— Begin DATA BLOCK —
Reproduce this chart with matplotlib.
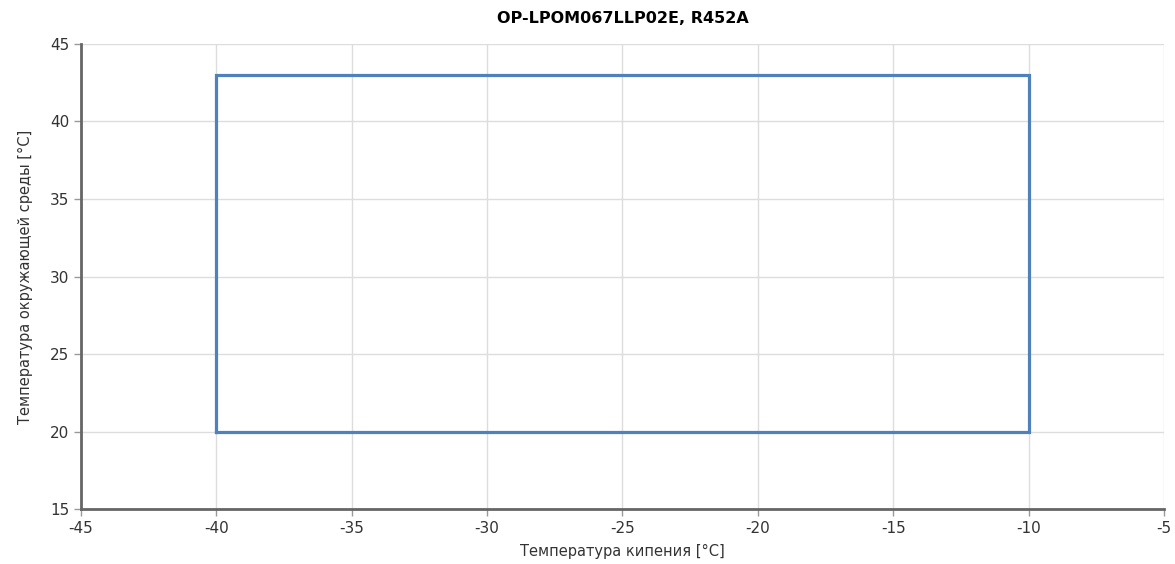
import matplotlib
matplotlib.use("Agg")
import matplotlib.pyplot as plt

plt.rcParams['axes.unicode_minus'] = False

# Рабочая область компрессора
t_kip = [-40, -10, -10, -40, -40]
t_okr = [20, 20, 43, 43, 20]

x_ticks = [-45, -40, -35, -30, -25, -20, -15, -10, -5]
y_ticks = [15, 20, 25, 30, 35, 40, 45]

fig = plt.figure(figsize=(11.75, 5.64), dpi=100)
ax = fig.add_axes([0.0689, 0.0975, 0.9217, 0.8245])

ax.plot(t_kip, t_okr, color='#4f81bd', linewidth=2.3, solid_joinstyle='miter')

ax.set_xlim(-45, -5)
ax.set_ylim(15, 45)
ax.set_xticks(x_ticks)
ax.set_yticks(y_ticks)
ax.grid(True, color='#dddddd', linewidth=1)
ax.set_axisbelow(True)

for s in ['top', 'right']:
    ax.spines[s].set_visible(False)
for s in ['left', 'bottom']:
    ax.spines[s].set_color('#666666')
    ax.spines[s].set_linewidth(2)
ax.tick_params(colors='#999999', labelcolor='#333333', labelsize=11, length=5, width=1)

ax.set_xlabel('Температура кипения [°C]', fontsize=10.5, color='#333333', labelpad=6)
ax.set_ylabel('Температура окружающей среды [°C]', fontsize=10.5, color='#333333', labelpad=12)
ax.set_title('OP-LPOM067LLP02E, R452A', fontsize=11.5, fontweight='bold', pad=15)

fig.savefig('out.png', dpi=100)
— End DATA BLOCK —
Pick every line with "matplotlib" in it and copy it.

- _CORRECT ANSWER_:
Reproduce this chart with matplotlib.
import matplotlib
matplotlib.use("Agg")
import matplotlib.pyplot as plt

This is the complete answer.